I did the estate planning for a couple who, every year, took a trip overseas – bringing along on the trips their three children, two daughters and a son. As the children grew up and married, with them came their sons- and daughter-in law, and, finally, the grandchildren. The couple had a huge house with many rooms. When the husband, who died first, passed away, it was just filled with stuff they had brought back from those trips, each object with memories attached. His bright and active wife lived several more fruitful years, and we addressed the “problem” of how she wanted the tangible personal property to be distributed at her death.
Our widow used the provision under the Florida Probate Code that allows someone to designate by means of a “separate writing” – writing separate from her Last Will – who should receive a given item of tangible personal property. To be effective, the Last Will must refer to such a statement or list. In addition, the writing itself “must be signed by the testator and must describe the items and the devisees with reasonable certainty.” What makes the separate writing so useful is that it may be prepared before or after the client signs her Last Will, and it “may be altered [by her] after its preparation.” All the Last Will need do is to refer to the separate writing.
In my case, the widow, with the help of a close friend, went from room to room, describing each item of value on an index card, and writing on that card who should receive it. She then literally compiled a book, with a room for each chapter, containing with the pertinent information on each object in that room.

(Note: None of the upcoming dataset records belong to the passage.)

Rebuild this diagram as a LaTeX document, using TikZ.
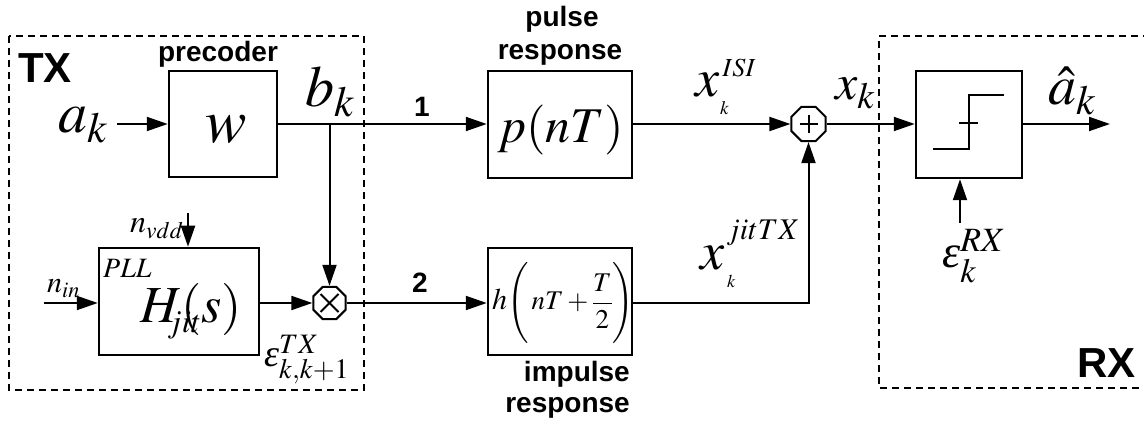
\documentclass[tikz,border=0pt]{standalone}
\usepackage{mathptmx}
\usepackage[no-math]{fontspec}
\newfontfamily\lsans{Liberation Sans}
\newfontfamily\lserif{Liberation Serif}
\usetikzlibrary{arrows.meta,shapes.geometric}
\newcommand\fsz[1]{\fontsize{#1}{#1}\selectfont}
\newcommand\epsi{\mbox{\lserif\itshape ε}}
\tikzset{
  blk/.style={draw,line width=2.5pt,inner sep=0pt},
  wire/.style={line width=2pt},
  conn/.style={line width=2pt,-{Triangle[length=21pt,width=14pt]}},
  lbl/.style={inner sep=0pt,font=\lsans\bfseries\fsz{28}},
  big/.style={inner sep=0pt,font=\lsans\bfseries\fsz{42}},
  mth/.style={inner sep=0pt},
  grp/.style={line width=2pt,dash pattern=on 7pt off 5pt},
  sum/.style={draw,line width=2pt,regular polygon,regular polygon sides=8,inner sep=0pt,minimum size=#1},
}
\begin{document}
\begin{tikzpicture}[x=1pt,y=-1pt]
\useasboundingbox (0,0) rectangle (1144,427);
% group boxes
\draw[grp] (9,36) rectangle (364,390);
\draw[grp] (1150,36) -- (879,36) -- (879,388) -- (1150,388);
\node[big,anchor=base west] (tx) at (18,83) {TX};
\node[big,anchor=base west] (rx) at (1077,378) {RX};
% blocks
\node[blk,minimum width=108pt,minimum height=106pt] (pre) at (223,124) {};
\node[mth,anchor=base] (w) at (226,143) {\fsz{62}$w$};
\node[lbl,anchor=base] (prel) at (218,62) {precoder};
\node[blk,minimum width=160pt,minimum height=107pt] (pll) at (179,301.5) {};
\node[mth,anchor=base west] (plll) at (103,278) {\fsz{28}$PLL$};
\node[mth,anchor=base west] (hjit) at (140,323) {\fsz{52}$H$\rlap{\kern-14pt\raisebox{-10pt}{\fsz{32}$jit$}}$(s)$};
\node[blk,minimum width=144pt,minimum height=107pt] (pulse) at (560,124.5) {};
\node[mth,anchor=base] (pnt) at (561,143) {\fsz{50}$p(nT)$};
\node[lbl,anchor=base] (pl1) at (562,27) {pulse};
\node[lbl,anchor=base] (pl2) at (560,60) {response};
\node[blk,minimum width=144pt,minimum height=107pt] (imp) at (560,301.5) {};
\node[mth,anchor=base west] (hnt) at (492,310) {\fsz{30}$h$\fsz{27}$\left(\rule[-30pt]{0pt}{72pt}\,nT+\displaystyle\frac{T}{2}\right)$};
\node[lbl,anchor=base east] (il1) at (630,382) {impulse};
\node[lbl,anchor=base east] (il2) at (630,413) {response};
\node[blk,minimum width=106pt,minimum height=107pt] (sl) at (969,124.5) {};
\draw[wire] (933,149) -- (969,149) -- (969,95) -- (1004,95);
\draw[wire] (959,123) -- (978,123);
% summing nodes
\node[sum=35pt] (mult) at (329.5,303) {};
\draw[wire] ([shift={(-9,-9)}]mult.center) -- ([shift={(9,9)}]mult.center);
\draw[wire] ([shift={(-9,9)}]mult.center) -- ([shift={(9,-9)}]mult.center);
\node[sum=37pt] (add) at (808.5,124) {};
\draw[wire] ([shift={(-9,0)}]add.center) -- ([shift={(9,0)}]add.center);
\draw[wire] ([shift={(0,-9)}]add.center) -- ([shift={(0,9)}]add.center);
% free ends
\coordinate (ain) at (117,124);
\coordinate (nin) at (44,303);
\coordinate (vdd) at (188,213);
\coordinate (br) at (329.5,124);
\coordinate (eps) at (960,223);
\coordinate (out) at (1110,124);
% connectors
\draw[conn] (ain) -- (pre.west |- ain);
\draw[conn] (pre.east |- ain) -- (pulse.west |- ain);
\draw[conn] (br) -- (mult.north);
\draw[conn] (vdd) -- (vdd |- pll.north);
\draw[conn] (nin) -- (pll.west |- nin);
\draw[conn] (pll.east |- mult) -- (mult.west);
\draw[conn] (mult.east) -- (imp.west |- mult);
\draw[conn] (pulse.east |- add) -- (add.west);
\draw[conn] (imp.east |- mult) -| (add.south);
\draw[conn] (add.east) -- (sl.west |- add);
\draw[conn] (sl.east |- add) -- (out);
\draw[conn] (eps) -- (eps |- sl.south);
% labels
\node[mth,anchor=base west] (ak) at (58,133) {\fsz{58}$a_k$};
\node[mth,anchor=base west] (bk) at (305,107) {\fsz{58}$b_k$};
\node[mth,anchor=base west] (nvdd) at (130,233) {\fsz{32}$n_{vdd}$};
\node[mth,anchor=base west] (ninl) at (47,293) {\fsz{30}$n_{in}$};
\node[mth,anchor=base west] (etx) at (264,367) {\fsz{38}$\epsi^{TX}_{k,k+1}$};
\node[lbl,anchor=base] (one) at (422,117) {1};
\node[lbl,anchor=base] (two) at (420,293) {2};
\node[mth,anchor=base west] (xisi) at (695,97) {\fsz{54}$x$\kern3pt\raisebox{20pt}{\fsz{26}$ISI$}};
\node[mth,anchor=base west] (xisik) at (720,115) {\fsz{19}$k$};
\node[mth,anchor=base west] (xjit) at (700,270) {\fsz{54}$x$\kern2pt\raisebox{30pt}{\fsz{30}$jitTX$}};
\node[mth,anchor=base west] (xjitk) at (727,288) {\fsz{18}$k$};
\node[mth,anchor=base west] (xk) at (835,100) {\fsz{50}$x_k$};
\node[mth,anchor=base west] (ahat) at (1048,105) {\fsz{56}$\hat{a}_k$};
\node[mth,anchor=base west] (erx) at (942,268) {\fsz{46}$\epsi^{RX}_k$};
\end{tikzpicture}
\end{document}
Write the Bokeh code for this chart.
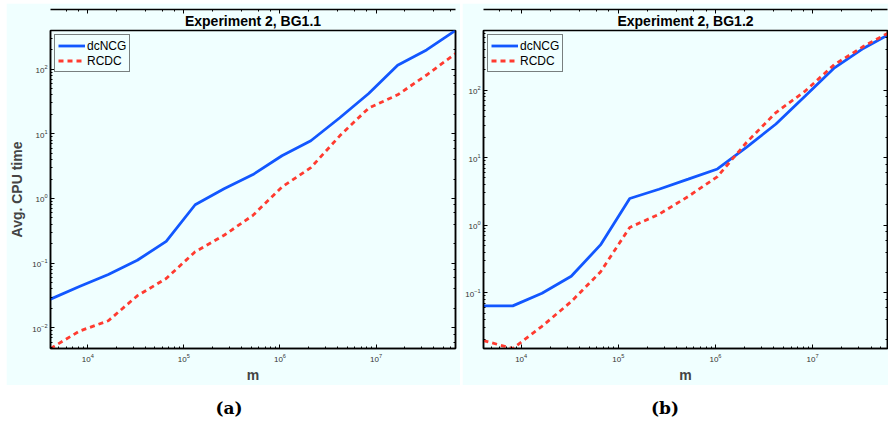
from bokeh.plotting import figure
from bokeh.models import (LogAxis, Legend, LegendItem, Spacer, Div, Range1d,
                          LogTicker, Title, CustomJSTickFormatter)
from bokeh.layouts import row, column
from bokeh.embed import file_html
from bokeh.resources import INLINE

# ---------------- data ----------------
m = [2 ** k for k in range(12, 27)]

dcncg_a = [0.0278, 0.0435, 0.067, 0.111, 0.217, 0.80, 1.41, 2.34, 4.57, 7.8,
           17.7, 41.9, 115, 198, 395]
rcdc_a = [0.0048, 0.0089, 0.0129, 0.0313, 0.058, 0.15, 0.27, 0.55, 1.5, 3.0,
          9.3, 25, 40, 81, 174]

dcncg_b = [0.0637, 0.0637, 0.098, 0.175, 0.51, 2.48, 3.4, 4.8, 6.8, 14.3,
           31.5, 81.7, 214, 418, 720]
rcdc_b = [0.0195, 0.0149, 0.0318, 0.0738, 0.203, 0.925, 1.45, 2.66, 5.25,
          16.9, 46.6, 97, 240, 446, 764]

titles = ["Experiment 2, BG1.1", "Experiment 2, BG1.2"]
series_names = ["dcNCG", "RCDC"]
captions = ["(a)", "(b)"]

BG = "#F0FFFF"
BLUE = "#1257FF"
RED = "#FF3B30"
FONT = "Liberation Sans"


def style_axis(ax, labels=True):
    ax.axis_line_color = "black"
    ax.axis_line_width = 1.5
    ax.major_tick_in = 4
    ax.major_tick_out = 0
    ax.minor_tick_in = 2
    ax.minor_tick_out = 0
    ax.major_tick_line_color = "black"
    ax.minor_tick_line_color = "black"
    ax.major_label_text_font = FONT
    ax.major_label_text_color = "#333333"
    if labels:
        ax.major_label_text_font_size = "8px"
        ax.major_label_standoff = 3
    else:
        ax.formatter = CustomJSTickFormatter(code="return ''")
        ax.major_label_text_font_size = "1px"
        ax.major_label_standoff = 0


def make_panel(title, blue, red, width, x_end, min_left, min_right, ylabel):
    ys = blue + red
    p = figure(width=width, height=382, x_axis_type="log", y_axis_type="log",
               x_range=Range1d(m[0], x_end),
               y_range=Range1d(min(ys), max(ys)),
               output_backend="svg", toolbar_location=None,
               background_fill_color=BG, border_fill_color=BG,
               min_border_left=min_left, min_border_right=min_right,
               min_border_top=27, min_border_bottom=34, margin=0)
    p.grid.visible = False
    p.outline_line_color = "black"
    p.outline_line_width = 1.5

    t = Title(text=title, align="center", text_font=FONT,
              text_font_size="14px", text_font_style="bold",
              text_color="black", standoff=3)
    p.add_layout(t, "above")

    style_axis(p.xaxis[0])
    style_axis(p.yaxis[0])
    p.xaxis.axis_label = "m"
    p.xaxis.axis_label_text_font = FONT
    p.xaxis.axis_label_text_font_size = "14px"
    p.xaxis.axis_label_text_font_style = "bold"
    p.xaxis.axis_label_standoff = 2
    p.xaxis.major_label_standoff = 5
    if ylabel:
        p.yaxis.axis_label = ylabel
        p.yaxis.axis_label_text_font = FONT
        p.yaxis.axis_label_text_font_size = "14px"
        p.yaxis.axis_label_text_font_style = "bold"
        p.yaxis.axis_label_standoff = 4

    top = LogAxis(ticker=LogTicker())
    right = LogAxis(ticker=LogTicker())
    style_axis(top, labels=False)
    style_axis(right, labels=False)
    p.add_layout(top, "above")
    p.add_layout(right, "right")

    r1 = p.line(m, blue, line_color=BLUE, line_width=2.8)
    r2 = p.line(m, red, line_color=RED, line_width=2.8, line_dash="5 4")

    leg = Legend(items=[LegendItem(label=series_names[0], renderers=[r1]),
                        LegendItem(label=series_names[1], renderers=[r2])],
                 location="top_left", margin=4, padding=3, spacing=0,
                 glyph_width=27, glyph_height=15, label_standoff=2,
                 label_height=15,
                 label_text_font=FONT, label_text_font_size="12px",
                 label_text_color="black",
                 border_line_color="black", border_line_width=1.5,
                 background_fill_color=BG, background_fill_alpha=1.0)
    p.add_layout(leg, "center")
    return p


p1 = make_panel(titles[0], dcncg_a, rcdc_a, 454, m[-1], 42, 5, "Avg. CPU time")
p2 = make_panel(titles[1], dcncg_b, rcdc_b, 426, 5.9e7, 19, 1, None)

cap_style = {"font-family": "'DejaVu Serif', serif", "font-weight": "bold",
             "font-size": "17px", "text-align": "center", "color": "black",
             "width": "100%"}
c1 = Div(text=captions[0], width=80, height=30, margin=0, styles=cap_style)
c2 = Div(text=captions[1], width=80, height=30, margin=0, styles=cap_style)

top_row = row(Spacer(width=6, height=382, margin=0), p1,
              Spacer(width=2, height=382, margin=0), p2, margin=0, spacing=0)
cap_row = row(Spacer(width=189, height=30, margin=0), c1,
              Spacer(width=356, height=30, margin=0), c2, margin=0, spacing=0)
layout = column(Spacer(width=880, height=3, margin=0), top_row,
                Spacer(width=880, height=11, margin=0), cap_row,
                margin=0, spacing=0)

open("out.html", "w").write(file_html(layout, INLINE))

She signed each page and signed again at the end of the book. Although there was a trust company that acted as the Personal Representative and Trustee, she put one of her sons, as a special fiduciary, in charge of executing her directions with respect to the stuff. Believe me, the trust company officials were relieved not to have to deal with all that valuable tangible personal property and all those beneficiaries with respect to it.
It saved time and money. There was no war. Mother had spoken.